Titus a quitté Bérénice, préférant rester avec sa femme Roma. Bérénice décide alors de rejoindre son homonyme racinienne et plonge corps et âme dans les tragédies  et dans l'oeuvre de Racine. Pour se consoler, pour oublier. La vie du dramaturge défile alors de sa jeunesse à Port Royal à sa mort en passant par le faste de Versailles. L'homme prend forme peu à peu, au-delà du créateur de génie, c'est un homme différent qui apparait, tiraillé entre son éducation religieuse et son attirance pour les lumières.

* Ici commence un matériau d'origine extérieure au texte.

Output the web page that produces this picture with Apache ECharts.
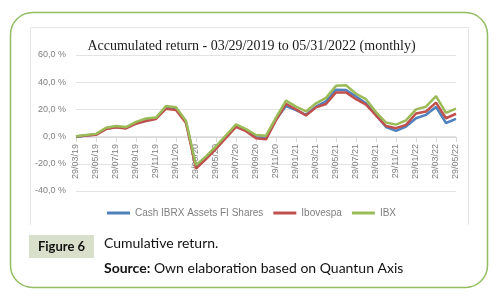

"Parfois, à la nuit tombée, Jean est épuisé par cette ronde d'éclipses qui commence dès l'aube, cette alternance d'anneaux, où il doit faire entrer toute son âme et qui n'ont jamais la même diamètre, tantôt larges, confortables, tantôt étroits, jusqu'à l'étranglement. Tantôt clairs, tantôt obscurs. La gloire, l'ingratitude, la gloire, l'ingratitude, la gloire, ad nauseam..." p. 147

En étudiant son oeuvre centrée sur la passion et ses débordements, Bérénice espère peut-être comprendre ce qui l'a emportée et l'a laissée transie sur le rivage de la rupture.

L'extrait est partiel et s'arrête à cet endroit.